I am going to share a top secret recipe today that is fail-proof, delicious, cheap, and vegan (if you skip some of the garnishes). It’s because I LOVE YOU, and I want you to have good things in your life. That’s why.

Not even going to make you sit through a story — just soup, soup, and more soup. Enjoy.

Tortilla Soup

Ingredients

2 tablespoons vegetable oil

1 cup yellow onion, chopped

4 cloves garlic, finely chopped

1 jalapeño, finely chopped (keep as many or as few seeds as you like)

 Salt and pepper

1 teaspoon chili powder

1 teaspoon ground cumin

2 tablespoons puréed chipotles in adobo (see Recipe Notes)

1 (28-ounce) can diced tomatoes (or two smaller cans)

2 cups vegetable or chicken stock (I used veg for the vegetarian)

1 can of corn kernels (or fresh, about 2 cups)

1 can black or dark red kidney beans

GARNISHES, ANY OR ALL

Avocado, chopped

Tortilla chips

Shredded Colby jack (or cheese of your choice)

Sour cream

Chopped fresh cilantro

Red onion, finely chopped

Method

Heat oil over medium heat in a large, heavy-bottomed pot.
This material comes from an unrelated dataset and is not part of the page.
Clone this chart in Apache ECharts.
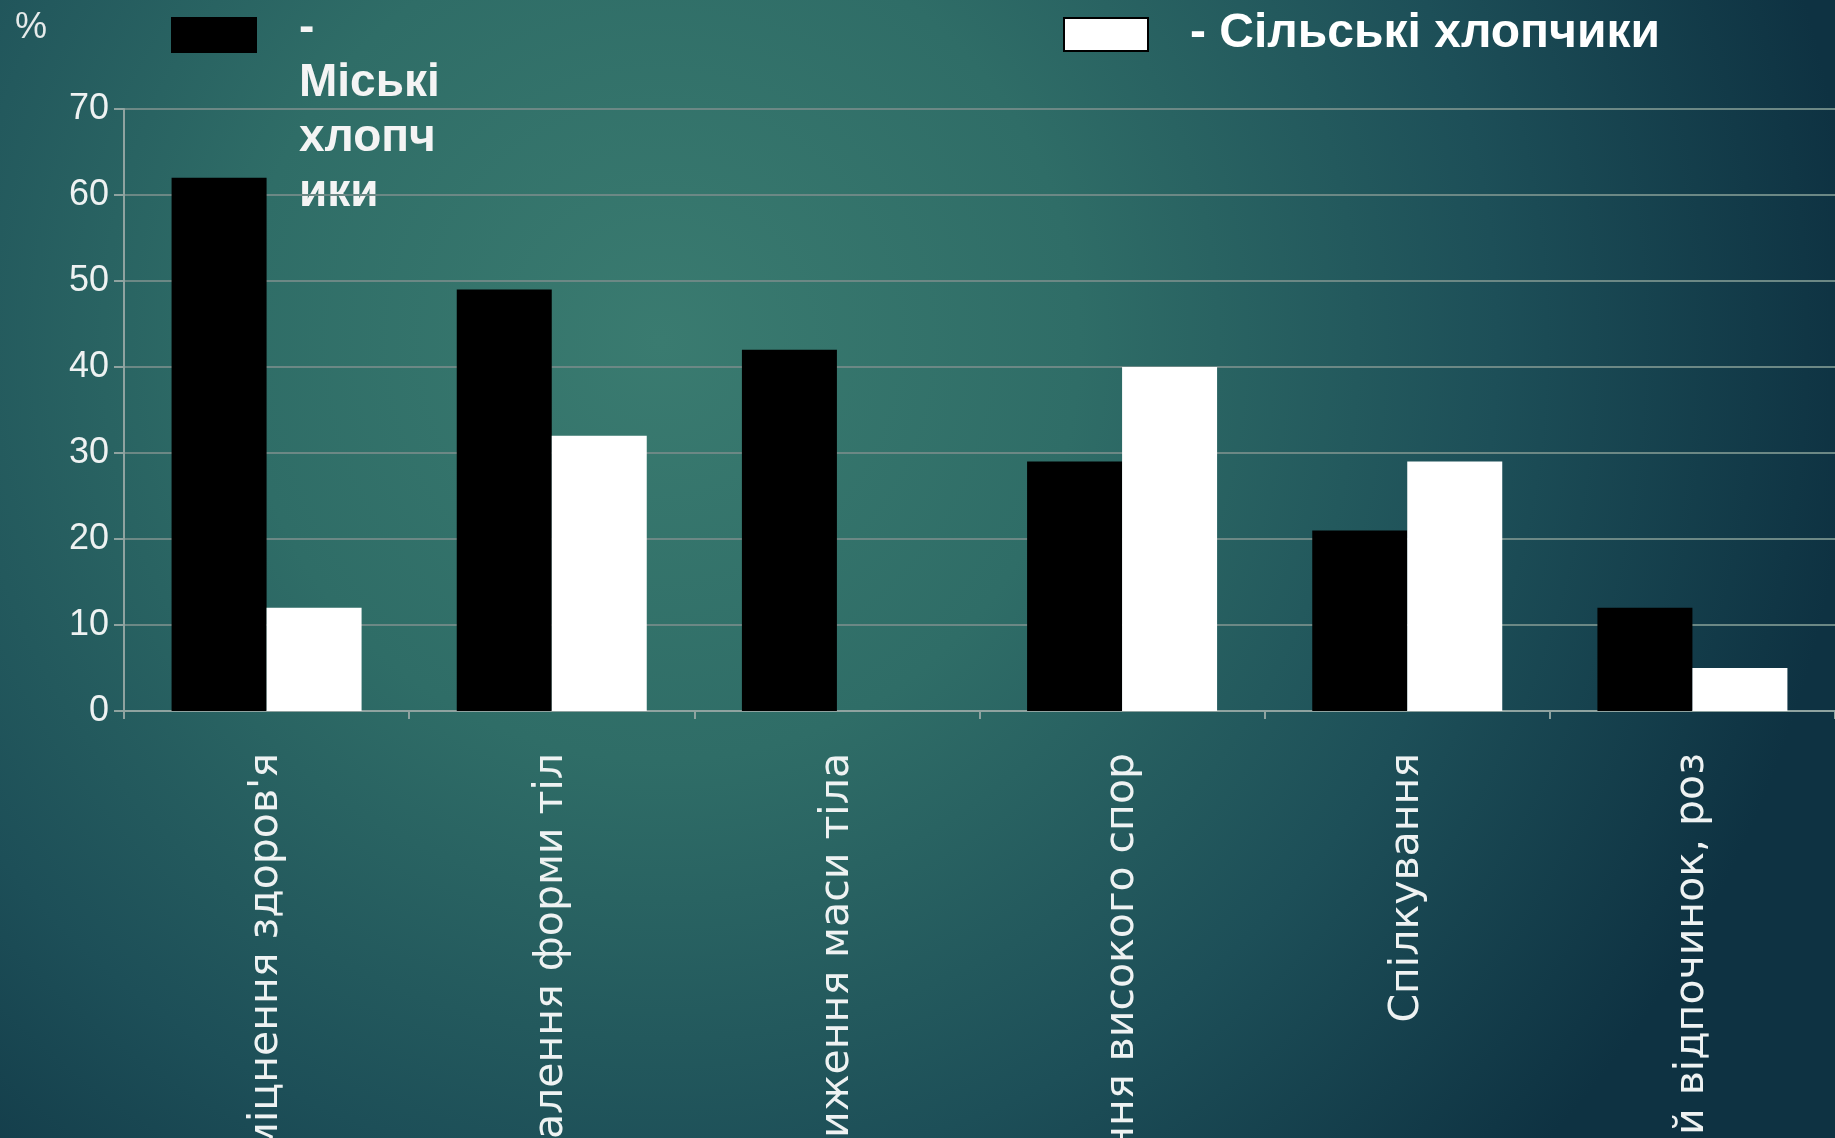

Add onion, garlic, green chilis/jalapeño, and season with salt and pepper. Cook until onion is soft (5-8 minutes).

Add chili powder and cumin and stir to coat. Cook a minute or two until spices open up, then add chipotle purée and tomatoes. Season again with salt and pepper and cook, stirring occasionally, until the tomatoes start to caramelize a bit on the bottom of the pot (the time for this varies depending on your pot, the heat, etc. But there will be less liquid and the tomatoes will brown slightly. Mine took about ten minutes).
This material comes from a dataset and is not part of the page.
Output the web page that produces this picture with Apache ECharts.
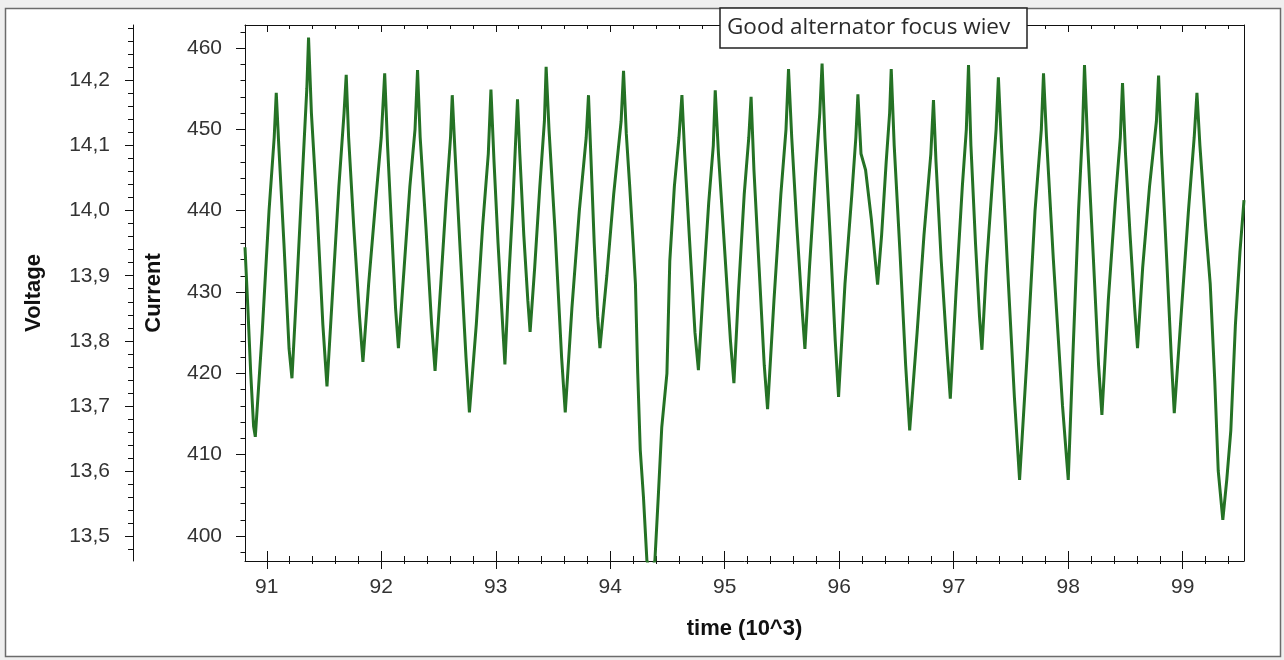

Add vegetable stock, corn, and beans. Bring to a simmer and reduce heat to low. Simmer uncovered 15-20 minutes and taste for seasoning.

At this point, the soup is done. It can be set aside and reheated, and it’s even better the next day. It freezes perfectly.

Garnish the hell out of your soup, or eat it plain. Delicious either way.

This soup’s spice can be moderated by adding fewer seeds/veins from whatever pepper you choose.

Recipe Notes

  • When you open a can of chipotle chilis in adobo, dump in a blender and purée. Remove the amount you need for the soup, then place the rest in a Ziploc bag and flatten. Freeze. Break off chunks of deliciousness as needed.
  • Add grilled, shredded chicken (or rotisserie chicken from the store – EASY) for carnivores.